Progress, on the other hand, takes time. In addition, there were some improvements made to the lives of average citizens as well. The article by David Pike, entitled “Modernist Space and the Transformation of Underground London,” talks about the construction of the underground portion of the new London, which was designed to accommodate current and future uses of the sewer system for the London population. It is considered a work of modernist art due to its architectural as well as structural design. However, Pike also states that the new methods of construction and city-building suggested by Harry Beck were met with suspicion and mistrust, like all innovative practices.
This highlights another issue with how literature and writers viewed London.

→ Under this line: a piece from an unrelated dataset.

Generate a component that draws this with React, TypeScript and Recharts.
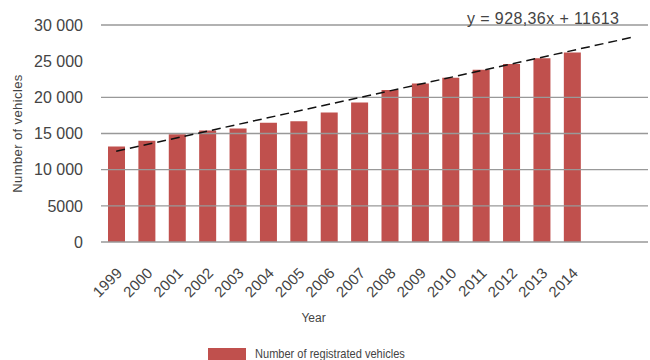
import { ComposedChart, Bar, Line, XAxis, YAxis, ReferenceLine } from "recharts";

// categories (two empty slots on the right where only the trend line runs)
const years = [
  "1999", "2000", "2001", "2002", "2003", "2004", "2005", "2006",
  "2007", "2008", "2009", "2010", "2011", "2012", "2013", "2014", "", "",
];
const vehicles = [
  13200, 14000, 14900, 15400, 15700, 16500, 16700, 17900,
  19300, 21000, 21900, 22700, 23800, 24600, 25400, 26200,
];
// trend line end points (first and last category)
const trendEnds = [12540, 28320];
const yTicks = [0, 5000, 10000, 15000, 20000, 25000, 30000];
// the 25 000 grid line is not drawn in the original
const gridValues = [5000, 10000, 15000, 20000, 30000];

const data = years.map((year, i) => ({
  year,
  vehicles: i < vehicles.length ? vehicles[i] : null,
  trend: i === 0 ? trendEnds[0] : i === years.length - 1 ? trendEnds[1] : null,
}));

const FONT = "'Liberation Sans', Arial, sans-serif";
const TEXT = "#444";

const fmt = (v: number) => (v >= 10000 ? `${Math.floor(v / 1000)} ${String(v % 1000).padStart(3, "0")}` : String(v));

const YearTick = ({ x, y, payload }: any) => {
  if (!payload.value) return null;
  return (
    <g transform={`translate(${x + 7},${y + 24}) rotate(-45)`}>
      <text x={0} y={0} textAnchor="end" fontSize={15} fontFamily={FONT} fill={TEXT} letterSpacing={0.2}>
        {payload.value}
      </text>
    </g>
  );
};

export default function App() {
  return (
    <div style={{ position: "absolute", left: 0, top: 0, width: 650, height: 360, background: "#fff" }}>
      <ComposedChart width={650} height={360} data={data} margin={{ top: 25, right: 2, bottom: 0, left: 0 }}>
        <XAxis
          dataKey="year"
          height={118}
          interval={0}
          tickLine={false}
          axisLine={{ stroke: "#999", strokeWidth: 1.3 }}
          tick={<YearTick />}
          label={{ value: "Year", position: "insideBottom", offset: 38, dx: -61, fontSize: 12, fontFamily: FONT, fill: TEXT }}
        />
        <YAxis
          width={101}
          domain={[0, 30000]}
          ticks={yTicks}
          axisLine={false}
          tickLine={false}
          tickSize={8}
          tickMargin={10}
          tickFormatter={fmt}
          tick={{ fontSize: 16, fontFamily: FONT, fill: TEXT }}
          label={{ value: "Number of vehicles", angle: -90, position: "center", dx: -33, fontSize: 13, fontFamily: FONT, fill: TEXT, letterSpacing: 0.4 }}
        />
        {gridValues.map((v) => (
          <ReferenceLine key={v} y={v} stroke="#999" strokeWidth={1.3} />
        ))}
        <Bar dataKey="vehicles" fill="#C0504D" barSize={17} isAnimationActive={false} />
        <Line
          dataKey="trend"
          type="linear"
          stroke="#111"
          strokeWidth={1.5}
          strokeDasharray="9 5"
          dot={false}
          connectNulls
          isAnimationActive={false}
        />
      </ComposedChart>
      <div
        style={{
          position: "absolute",
          left: 467,
          top: 10,
          fontSize: 16,
          fontFamily: FONT,
          color: TEXT,
          whiteSpace: "nowrap",
          letterSpacing: 0.4,
        }}
      >
        y = 928,36x + 11613
      </div>
      <div style={{ position: "absolute", left: 208, top: 346, display: "flex", alignItems: "center" }}>
        <div style={{ width: 38, height: 12, background: "#C0504D" }} />
        <span
          style={{
            marginLeft: 9,
            fontSize: 13,
            fontFamily: FONT,
            color: TEXT,
            whiteSpace: "nowrap",
            display: "inline-block",
            transform: "scaleX(0.85)",
            transformOrigin: "left center",
          }}
        >
          Number of registrated vehicles
        </span>
      </div>
    </div>
  );
}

As it was a hub of innovation not only in writing and science but also in politics and architecture, it was met with mistrust and concern, which only added to its already mysterious and dubious reputation promoted in works of literature. Nevertheless, the transition from the past to the future for London has not been seamless, but it has managed to purge many of the injustices and impurities of the old city life and pave the way for London as it is known nowadays.

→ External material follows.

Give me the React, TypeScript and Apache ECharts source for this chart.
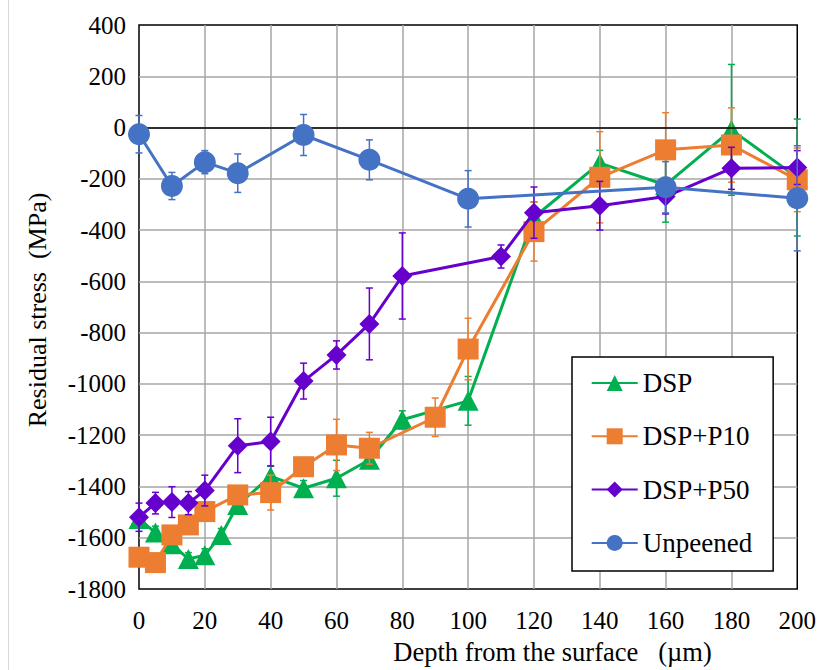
import React, { useEffect, useRef } from "react";
import * as echarts from "echarts";

const xTicks = [0, 20, 40, 60, 80, 100, 120, 140, 160, 180, 200];
const yTicks = [-1800, -1600, -1400, -1200, -1000, -800, -600, -400, -200, 0, 200, 400];

const depthDSP = [0, 5, 10, 15, 20, 25, 30, 40, 50, 60, 70, 80, 100, 120, 140, 160, 180, 200];
const stressDSP = [-1527, -1580, -1625, -1683, -1668, -1589, -1472, -1361, -1407, -1368, -1296, -1140, -1066, -350, -139, -224, -9, -195];
const errDSP = [25, 25, 25, 25, 25, 25, 30, 40, 30, 70, 30, 35, 95, 60, 50, 145, 255, 228];

const depthP10 = [0, 5, 10, 15, 20, 30, 40, 50, 60, 70, 90, 100, 120, 140, 160, 180, 200];
const stressP10 = [-1676, -1697, -1589, -1550, -1498, -1433, -1424, -1323, -1238, -1251, -1130, -864, -406, -194, -87, -68, -204];
const errP10 = [25, 25, 25, 25, 25, 30, 68, 30, 100, 62, 75, 120, 115, 178, 145, 145, 124];

const depthP50 = [0, 5, 10, 15, 20, 30, 40, 50, 60, 70, 80, 110, 120, 140, 160, 180, 200];
const stressP50 = [-1520, -1465, -1461, -1465, -1416, -1241, -1225, -989, -887, -766, -579, -503, -332, -305, -269, -159, -156];
const errP50 = [55, 42, 60, 45, 60, 105, 95, 70, 55, 140, 168, 45, 100, 95, 68, 82, 66];

const depthUn = [0, 10, 20, 30, 50, 70, 100, 160, 200];
const stressUn = [-26, -228, -135, -178, -29, -126, -278, -233, -276];
const errUn = [73, 53, 45, 75, 80, 78, 110, 100, 205];

const seriesNames = ["DSP", "DSP+P10", "DSP+P50", "Unpeened"];
const colors = ["#00b050", "#ed7d31", "#6600cc", "#4472c4"];

const FONT = "Liberation Serif";

function errSeries(name: string, xs: number[], ys: number[], es: number[], color: string, z: number) {
  return {
    type: "custom",
    name: name + "_err",
    z,
    clip: false,
    silent: true,
    encode: { x: 0, y: 1 },
    data: xs.map((x, i) => [x, ys[i], es[i]]),
    renderItem: (_params: any, api: any) => {
      const x = api.value(0);
      const y = api.value(1);
      const e = api.value(2);
      const top = api.coord([x, y + e]);
      const bot = api.coord([x, y - e]);
      const hw = 3.5;
      const st = { stroke: color, lineWidth: 1.5 };
      return {
        type: "group",
        children: [
          { type: "line", shape: { x1: top[0], y1: top[1], x2: bot[0], y2: bot[1] }, style: st },
          { type: "line", shape: { x1: top[0] - hw, y1: top[1], x2: top[0] + hw, y2: top[1] }, style: st },
          { type: "line", shape: { x1: bot[0] - hw, y1: bot[1], x2: bot[0] + hw, y2: bot[1] }, style: st },
        ],
      };
    },
  };
}

function lineSeries(name: string, xs: number[], ys: number[], color: string, symbol: string, size: any, z: number, extra: any = {}) {
  return {
    type: "line",
    name,
    z,
    data: xs.map((x, i) => [x, ys[i]]),
    symbol,
    symbolSize: size,
    showAllSymbol: true,
    lineStyle: { color, width: 3 },
    itemStyle: { color, borderWidth: 0 },
    emphasis: { disabled: true },
    ...extra,
  };
}

export default function App() {
  const ref = useRef<HTMLDivElement>(null);
  useEffect(() => {
    if (!ref.current) return;
    const chart = echarts.init(ref.current, null, { renderer: "svg" });
    chart.setOption({
      animation: false,
      backgroundColor: "#fff",
      grid: {
        left: 139,
        right: 21,
        top: 25,
        bottom: 81,
        show: true,
        borderColor: "#000",
        borderWidth: 1.5,
        backgroundColor: "transparent",
      },
      xAxis: {
        type: "value",
        min: 0,
        max: 200,
        interval: 20,
        axisLine: { show: false },
        axisTick: { show: false },
        axisLabel: {
          margin: 19,
          color: "#000",
          fontSize: 25,
          fontFamily: FONT,
          formatter: (v: number) => (xTicks.includes(v) ? String(v) : ""),
        },
        splitLine: { show: true, showMinLine: false, showMaxLine: false, lineStyle: { color: "#a6a6a6", width: 1.5 } },
      },
      yAxis: {
        type: "value",
        min: -1800,
        max: 400,
        interval: 200,
        axisLine: { show: false },
        axisTick: { show: false },
        axisLabel: {
          margin: 13,
          color: "#000",
          fontSize: 25,
          fontFamily: FONT,
          formatter: (v: number) => (yTicks.includes(v) ? String(v) : ""),
        },
        splitLine: { show: true, showMinLine: false, showMaxLine: false, lineStyle: { color: "#a6a6a6", width: 1.5 } },
      },
      legend: {
        data: seriesNames,
        orient: "vertical",
        left: 572,
        top: 357,
        padding: [11, 21, 13, 18.7],
        itemGap: 23.3,
        itemWidth: 46,
        itemHeight: 20,
        backgroundColor: "#fff",
        borderColor: "#000",
        borderWidth: 1.5,
        borderRadius: 0,
        z: 20,
        selectedMode: false,
        textStyle: { fontSize: 27, fontFamily: FONT, color: "#000", lineHeight: 30 },
      },
      graphic: [
        {
          type: "line",
          shape: { x1: 8.5, y1: 0, x2: 8.5, y2: 670 },
          style: { stroke: "#d9d9d9", lineWidth: 1 },
        },
        {
          type: "text",
          x: 37,
          y: 310,
          rotation: Math.PI / 2,
          style: {
            text: "Residual stress\u00a0\u00a0(MPa)",
            fontSize: 26,
            fontFamily: FONT,
            fill: "#000",
            align: "center",
            verticalAlign: "middle",
          },
        },
        {
          type: "text",
          x: 552.5,
          y: 652,
          style: {
            text: "Depth from the surface\u00a0\u00a0\u00a0(\u00b5m)",
            fontSize: 26.5,
            fontFamily: FONT,
            fill: "#000",
            align: "center",
            verticalAlign: "middle",
          },
        },
      ],
      series: [
        errSeries("DSP", depthDSP, stressDSP, errDSP, colors[0], 2),
        lineSeries("DSP", depthDSP, stressDSP, colors[0], "triangle", [21, 20], 3, {
          markLine: {
            silent: true,
            symbol: ["none", "none"],
            label: { show: false },
            lineStyle: { color: "#000", width: 1.5, type: "solid" },
            data: [{ yAxis: 0 }],
            emphasis: { disabled: true },
          },
        }),
        errSeries("DSP+P10", depthP10, stressP10, errP10, colors[1], 4),
        lineSeries("DSP+P10", depthP10, stressP10, colors[1], "rect", 21, 5),
        errSeries("DSP+P50", depthP50, stressP50, errP50, colors[2], 6),
        lineSeries("DSP+P50", depthP50, stressP50, colors[2], "diamond", 20, 7),
        errSeries("Unpeened", depthUn, stressUn, errUn, colors[3], 8),
        lineSeries("Unpeened", depthUn, stressUn, colors[3], "circle", 22, 9),
      ],
    });
    return () => chart.dispose();
  }, []);
  return (
    <div
      ref={ref}
      style={{ position: "absolute", left: 0, top: 0, width: 819, height: 670 }}
    />
  );
}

Much of British 18th-19th century literature favors the past over the future by presenting an idealized and utopian version of country life and using London as a dark mirror of the “present” capitalism-driven society. Some of the realities of life in London are portrayed accurately, namely the poverty, misery, and pollution that the poor had to live in during these times. However, this does not exonerate the writers for portraying life in the country as an idyllic and peaceful place that was in harmony with nature.
However, as shown by Williams and Pike, writers such as Arthur Conan Doyle, Charles Jenner, Charles Dickens, Sam Selvon, and many others may have been suffering from nostalgia about the past and a desire to reconnect with nature, which resulted in their idealistic portrayals of the past. However, the present of London also had numerous wonderful things to make up for it. The mysterious atmosphere coupled with the grandiose architectural monuments of the Victorian era are just as much part of London as is the river Thames and the ever-present noir surrounding it.